Your task is to give the listing below back word for word, pictures excluded.

--------------------

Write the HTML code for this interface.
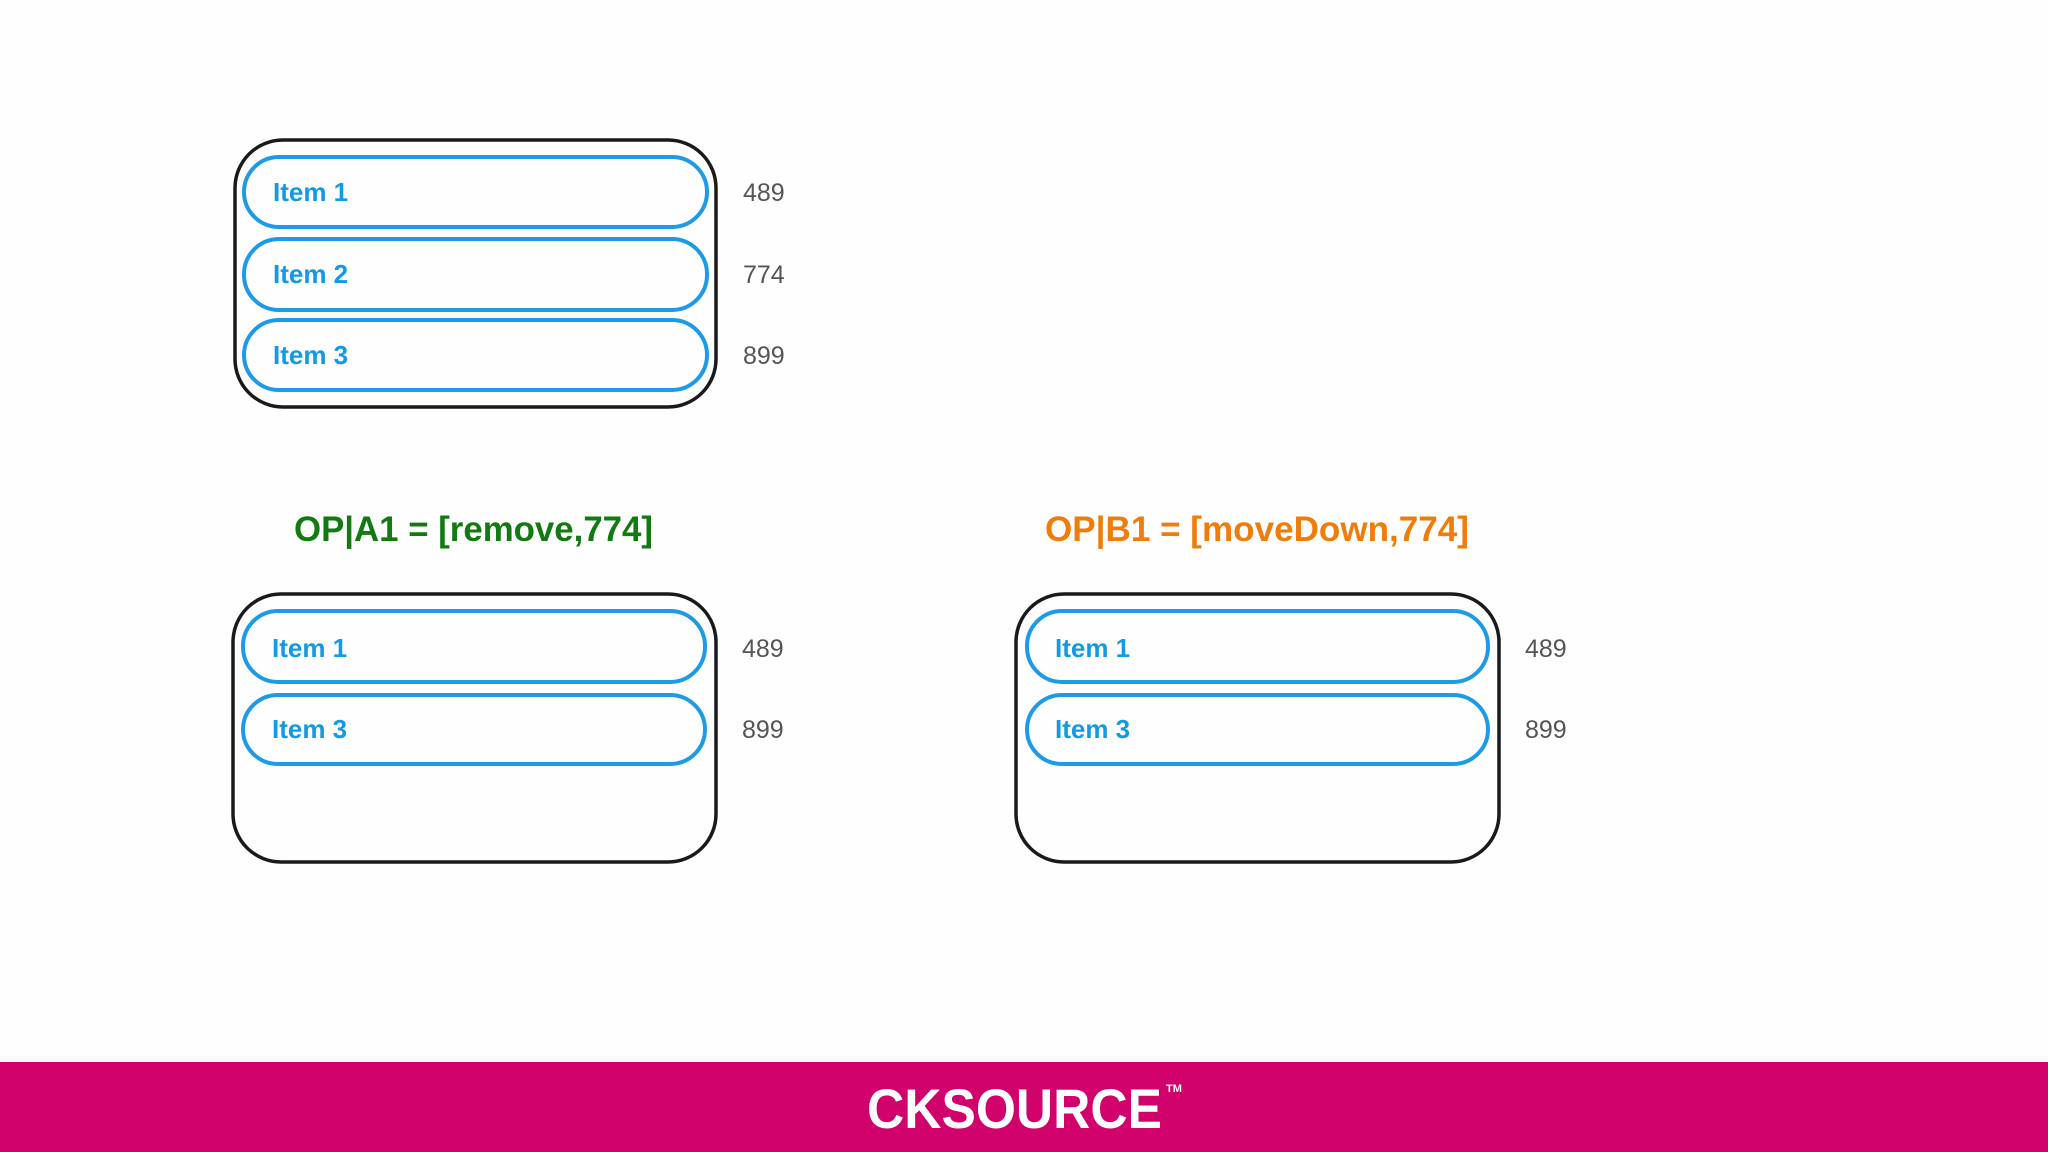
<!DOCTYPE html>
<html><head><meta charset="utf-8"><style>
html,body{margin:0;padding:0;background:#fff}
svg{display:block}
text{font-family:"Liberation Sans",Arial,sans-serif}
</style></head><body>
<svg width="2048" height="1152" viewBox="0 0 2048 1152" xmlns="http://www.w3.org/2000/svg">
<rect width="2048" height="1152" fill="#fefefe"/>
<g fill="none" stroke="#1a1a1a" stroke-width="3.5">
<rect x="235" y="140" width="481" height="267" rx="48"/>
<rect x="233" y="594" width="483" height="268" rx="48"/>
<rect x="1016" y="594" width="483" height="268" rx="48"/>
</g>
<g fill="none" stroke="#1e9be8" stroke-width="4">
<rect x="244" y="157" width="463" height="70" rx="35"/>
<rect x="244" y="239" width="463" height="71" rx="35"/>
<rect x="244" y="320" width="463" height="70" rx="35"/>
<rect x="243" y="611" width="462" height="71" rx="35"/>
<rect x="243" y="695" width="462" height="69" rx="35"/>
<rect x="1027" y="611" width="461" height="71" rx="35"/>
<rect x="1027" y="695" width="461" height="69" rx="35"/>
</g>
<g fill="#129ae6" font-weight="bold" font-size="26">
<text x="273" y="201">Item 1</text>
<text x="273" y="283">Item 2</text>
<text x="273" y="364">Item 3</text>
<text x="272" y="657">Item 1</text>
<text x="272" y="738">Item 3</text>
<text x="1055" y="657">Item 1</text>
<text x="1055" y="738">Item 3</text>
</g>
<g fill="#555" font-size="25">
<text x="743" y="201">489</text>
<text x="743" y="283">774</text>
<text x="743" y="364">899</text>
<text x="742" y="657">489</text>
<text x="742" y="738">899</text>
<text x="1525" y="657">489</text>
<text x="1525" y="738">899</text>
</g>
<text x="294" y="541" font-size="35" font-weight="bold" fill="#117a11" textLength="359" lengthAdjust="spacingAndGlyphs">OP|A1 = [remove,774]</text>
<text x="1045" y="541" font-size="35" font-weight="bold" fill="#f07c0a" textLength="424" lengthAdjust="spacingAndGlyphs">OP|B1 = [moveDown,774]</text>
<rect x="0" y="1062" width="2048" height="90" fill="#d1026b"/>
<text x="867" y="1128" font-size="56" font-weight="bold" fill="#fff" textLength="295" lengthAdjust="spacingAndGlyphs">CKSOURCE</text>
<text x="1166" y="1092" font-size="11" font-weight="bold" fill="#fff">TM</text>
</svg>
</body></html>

--------------------

#### [THE REPLY]
Write the HTML code for this interface.
<!DOCTYPE html>
<html><head><meta charset="utf-8"><style>
html,body{margin:0;padding:0;background:#fff}
svg{display:block}
text{font-family:"Liberation Sans",Arial,sans-serif}
</style></head><body>
<svg width="2048" height="1152" viewBox="0 0 2048 1152" xmlns="http://www.w3.org/2000/svg">
<rect width="2048" height="1152" fill="#fefefe"/>
<g fill="none" stroke="#1a1a1a" stroke-width="3.5">
<rect x="235" y="140" width="481" height="267" rx="48"/>
<rect x="233" y="594" width="483" height="268" rx="48"/>
<rect x="1016" y="594" width="483" height="268" rx="48"/>
</g>
<g fill="none" stroke="#1e9be8" stroke-width="4">
<rect x="244" y="157" width="463" height="70" rx="35"/>
<rect x="244" y="239" width="463" height="71" rx="35"/>
<rect x="244" y="320" width="463" height="70" rx="35"/>
<rect x="243" y="611" width="462" height="71" rx="35"/>
<rect x="243" y="695" width="462" height="69" rx="35"/>
<rect x="1027" y="611" width="461" height="71" rx="35"/>
<rect x="1027" y="695" width="461" height="69" rx="35"/>
</g>
<g fill="#129ae6" font-weight="bold" font-size="26">
<text x="273" y="201">Item 1</text>
<text x="273" y="283">Item 2</text>
<text x="273" y="364">Item 3</text>
<text x="272" y="657">Item 1</text>
<text x="272" y="738">Item 3</text>
<text x="1055" y="657">Item 1</text>
<text x="1055" y="738">Item 3</text>
</g>
<g fill="#555" font-size="25">
<text x="743" y="201">489</text>
<text x="743" y="283">774</text>
<text x="743" y="364">899</text>
<text x="742" y="657">489</text>
<text x="742" y="738">899</text>
<text x="1525" y="657">489</text>
<text x="1525" y="738">899</text>
</g>
<text x="294" y="541" font-size="35" font-weight="bold" fill="#117a11" textLength="359" lengthAdjust="spacingAndGlyphs">OP|A1 = [remove,774]</text>
<text x="1045" y="541" font-size="35" font-weight="bold" fill="#f07c0a" textLength="424" lengthAdjust="spacingAndGlyphs">OP|B1 = [moveDown,774]</text>
<rect x="0" y="1062" width="2048" height="90" fill="#d1026b"/>
<text x="867" y="1128" font-size="56" font-weight="bold" fill="#fff" textLength="295" lengthAdjust="spacingAndGlyphs">CKSOURCE</text>
<text x="1166" y="1092" font-size="11" font-weight="bold" fill="#fff">TM</text>
</svg>
</body></html>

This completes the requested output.